> _PROBLEM STATEMENT_
Transcribe every line from the top down to the line with "crp_text = ['Cropped', 'AUC", both ends included, but not the pictures.

> _STORED DATA_
+---+

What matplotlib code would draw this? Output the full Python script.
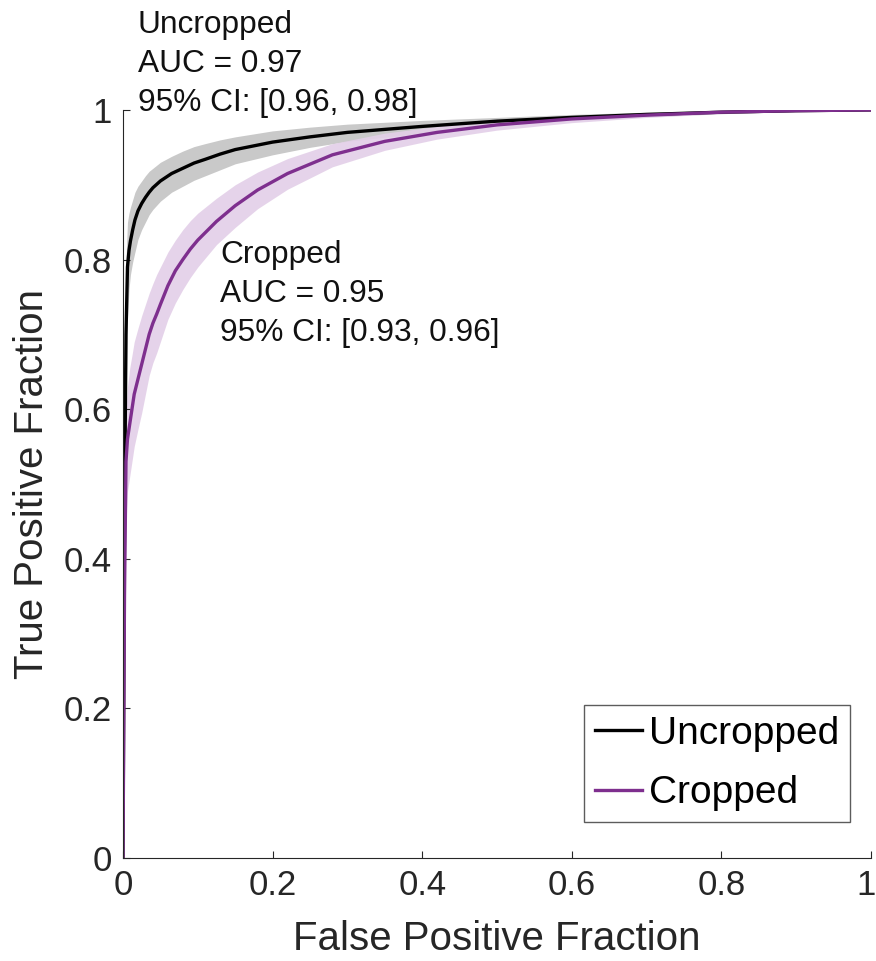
import numpy as np
import matplotlib
matplotlib.use('Agg')
import matplotlib.pyplot as plt
import matplotlib.transforms as mtransforms

plt.rcParams['font.family'] = ['Liberation Sans', 'DejaVu Sans']

# ROC curve for the uncropped images (mean curve and 95% band)
unc_fpr = [0, 0.002, 0.004, 0.006, 0.008, 0.01, 0.013, 0.016, 0.02, 0.025, 0.03, 0.035,
           0.04, 0.05, 0.065, 0.08, 0.095, 0.11, 0.13, 0.15, 0.175, 0.2, 0.25, 0.3, 0.4,
           0.5, 0.6, 0.7, 0.8, 0.9, 1.0]
unc_tpr = [0, 0.45, 0.70, 0.79, 0.812, 0.825, 0.84, 0.853, 0.865, 0.875, 0.883, 0.89,
           0.896, 0.905, 0.915, 0.922, 0.929, 0.934, 0.941, 0.947, 0.952, 0.957, 0.964,
           0.97, 0.978, 0.985, 0.99, 0.994, 0.997, 0.999, 1.0]
unc_hi = [0, 0.6, 0.8, 0.85, 0.862, 0.87, 0.88, 0.89, 0.898, 0.905, 0.912, 0.918,
          0.922, 0.93, 0.938, 0.945, 0.951, 0.955, 0.96, 0.964, 0.968, 0.972, 0.977,
          0.981, 0.986, 0.99, 0.994, 0.997, 0.999, 1.0, 1.0]
unc_lo = [0, 0.3, 0.6, 0.72, 0.76, 0.78, 0.797, 0.81, 0.827, 0.84, 0.85, 0.86,
          0.867, 0.878, 0.89, 0.898, 0.906, 0.912, 0.92, 0.928, 0.934, 0.94, 0.95,
          0.958, 0.969, 0.979, 0.986, 0.991, 0.995, 0.998, 1.0]

# ROC curve for the cropped images
crp_fpr = [0, 0.002, 0.004, 0.006, 0.009, 0.012, 0.015, 0.02, 0.025, 0.03, 0.035, 0.04,
           0.045, 0.05, 0.06, 0.07, 0.08, 0.09, 0.1, 0.125, 0.15, 0.18, 0.22, 0.28, 0.35,
           0.42, 0.5, 0.6, 0.7, 0.8, 0.9, 1.0]
crp_tpr = [0, 0.35, 0.53, 0.56, 0.58, 0.60, 0.62, 0.64, 0.66, 0.68, 0.70, 0.715,
           0.727, 0.74, 0.765, 0.785, 0.80, 0.814, 0.826, 0.851, 0.872, 0.893, 0.915,
           0.94, 0.958, 0.97, 0.98, 0.988, 0.993, 0.997, 0.999, 1.0]
crp_hi = [0, 0.45, 0.6, 0.63, 0.655, 0.672, 0.69, 0.708, 0.725, 0.74, 0.755, 0.768,
          0.78, 0.79, 0.81, 0.826, 0.84, 0.852, 0.862, 0.882, 0.9, 0.917, 0.935,
          0.955, 0.969, 0.978, 0.986, 0.992, 0.996, 0.998, 1.0, 1.0]
crp_lo = [0, 0.25, 0.45, 0.49, 0.51, 0.53, 0.55, 0.573, 0.595, 0.62, 0.645, 0.662,
          0.675, 0.69, 0.72, 0.742, 0.76, 0.776, 0.79, 0.82, 0.843, 0.868, 0.894,
          0.924, 0.946, 0.961, 0.973, 0.983, 0.99, 0.995, 0.998, 1.0]

unc_text = ['Uncropped', 'AUC = 0.97', '95% CI: [0.96, 0.98]']
crp_text = ['Cropped', 'AUC = 0.95', '95% CI: [0.93, 0.96]']

ticks = [0, 0.2, 0.4, 0.6, 0.8, 1]
tick_labels = ['0', '0.2', '0.4', '0.6', '0.8', '1']

purple = '#7E2F8E'
dark = '#262626'

fig = plt.figure(figsize=(8.76, 9.61), dpi=100)
ax = fig.add_axes([0.1404, 0.1072, 0.8539, 0.7784])

ax.fill_between(unc_fpr, unc_lo, unc_hi, color='#c9c9c9', lw=0)
ax.fill_between(crp_fpr, crp_lo, crp_hi, color='#e3cfe8', lw=0, alpha=0.9)
l1, = ax.plot(unc_fpr, unc_tpr, color='black', lw=2.4, label='Uncropped')
l2, = ax.plot(crp_fpr, crp_tpr, color=purple, lw=2.4, label='Cropped')

ax.set_xlim(0, 1)
ax.set_ylim(0, 1)
ax.set_xticks(ticks)
ax.set_xticklabels(tick_labels)
ax.set_yticks(ticks)
ax.set_yticklabels(tick_labels)
ax.tick_params(direction='in', length=5, width=0.8, colors=dark, labelsize=25, pad=8)
for s in ['top', 'right']:
    ax.spines[s].set_visible(False)
for s in ['left', 'bottom']:
    ax.spines[s].set_color(dark)
    ax.spines[s].set_linewidth(0.8)

# last x tick label sits at the figure edge, nudge it in a little
last = ax.get_xticklabels()[-1]
last.set_transform(last.get_transform() + mtransforms.ScaledTranslation(-5/100, 0, fig.dpi_scale_trans))

ax.set_xlabel('False Positive Fraction', fontsize=29, color=dark, labelpad=13)
ax.set_ylabel('True Positive Fraction', fontsize=29, color=dark, labelpad=9)

# annotations, one line at a time
dy = 0.0521
for i, line in enumerate(unc_text):
    ax.text(0.020, 1.103 - i * dy, line, fontsize=22.8, color='#111111', va='baseline')
for i, line in enumerate(crp_text):
    ax.text(0.1297, 0.795 - i * dy, line, fontsize=22.8, color='#111111', va='baseline')

leg = ax.legend(handles=[l1, l2], loc='lower right', bbox_to_anchor=(0.972, 0.048),
                fontsize=28, frameon=True, fancybox=False, handlelength=1.2,
                handletextpad=0.18, borderpad=0.28, labelspacing=0.6, borderaxespad=0)
leg.get_frame().set_edgecolor('#333333')
leg.get_frame().set_linewidth(1.0)

fig.savefig('out.png', dpi=100)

+---+

> _ANSWER TO THIS TASK_
What matplotlib code would draw this? Output the full Python script.
import numpy as np
import matplotlib
matplotlib.use('Agg')
import matplotlib.pyplot as plt
import matplotlib.transforms as mtransforms

plt.rcParams['font.family'] = ['Liberation Sans', 'DejaVu Sans']

# ROC curve for the uncropped images (mean curve and 95% band)
unc_fpr = [0, 0.002, 0.004, 0.006, 0.008, 0.01, 0.013, 0.016, 0.02, 0.025, 0.03, 0.035,
           0.04, 0.05, 0.065, 0.08, 0.095, 0.11, 0.13, 0.15, 0.175, 0.2, 0.25, 0.3, 0.4,
           0.5, 0.6, 0.7, 0.8, 0.9, 1.0]
unc_tpr = [0, 0.45, 0.70, 0.79, 0.812, 0.825, 0.84, 0.853, 0.865, 0.875, 0.883, 0.89,
           0.896, 0.905, 0.915, 0.922, 0.929, 0.934, 0.941, 0.947, 0.952, 0.957, 0.964,
           0.97, 0.978, 0.985, 0.99, 0.994, 0.997, 0.999, 1.0]
unc_hi = [0, 0.6, 0.8, 0.85, 0.862, 0.87, 0.88, 0.89, 0.898, 0.905, 0.912, 0.918,
          0.922, 0.93, 0.938, 0.945, 0.951, 0.955, 0.96, 0.964, 0.968, 0.972, 0.977,
          0.981, 0.986, 0.99, 0.994, 0.997, 0.999, 1.0, 1.0]
unc_lo = [0, 0.3, 0.6, 0.72, 0.76, 0.78, 0.797, 0.81, 0.827, 0.84, 0.85, 0.86,
          0.867, 0.878, 0.89, 0.898, 0.906, 0.912, 0.92, 0.928, 0.934, 0.94, 0.95,
          0.958, 0.969, 0.979, 0.986, 0.991, 0.995, 0.998, 1.0]

# ROC curve for the cropped images
crp_fpr = [0, 0.002, 0.004, 0.006, 0.009, 0.012, 0.015, 0.02, 0.025, 0.03, 0.035, 0.04,
           0.045, 0.05, 0.06, 0.07, 0.08, 0.09, 0.1, 0.125, 0.15, 0.18, 0.22, 0.28, 0.35,
           0.42, 0.5, 0.6, 0.7, 0.8, 0.9, 1.0]
crp_tpr = [0, 0.35, 0.53, 0.56, 0.58, 0.60, 0.62, 0.64, 0.66, 0.68, 0.70, 0.715,
           0.727, 0.74, 0.765, 0.785, 0.80, 0.814, 0.826, 0.851, 0.872, 0.893, 0.915,
           0.94, 0.958, 0.97, 0.98, 0.988, 0.993, 0.997, 0.999, 1.0]
crp_hi = [0, 0.45, 0.6, 0.63, 0.655, 0.672, 0.69, 0.708, 0.725, 0.74, 0.755, 0.768,
          0.78, 0.79, 0.81, 0.826, 0.84, 0.852, 0.862, 0.882, 0.9, 0.917, 0.935,
          0.955, 0.969, 0.978, 0.986, 0.992, 0.996, 0.998, 1.0, 1.0]
crp_lo = [0, 0.25, 0.45, 0.49, 0.51, 0.53, 0.55, 0.573, 0.595, 0.62, 0.645, 0.662,
          0.675, 0.69, 0.72, 0.742, 0.76, 0.776, 0.79, 0.82, 0.843, 0.868, 0.894,
          0.924, 0.946, 0.961, 0.973, 0.983, 0.99, 0.995, 0.998, 1.0]

unc_text = ['Uncropped', 'AUC = 0.97', '95% CI: [0.96, 0.98]']
crp_text = ['Cropped', 'AUC = 0.95', '95% CI: [0.93, 0.96]']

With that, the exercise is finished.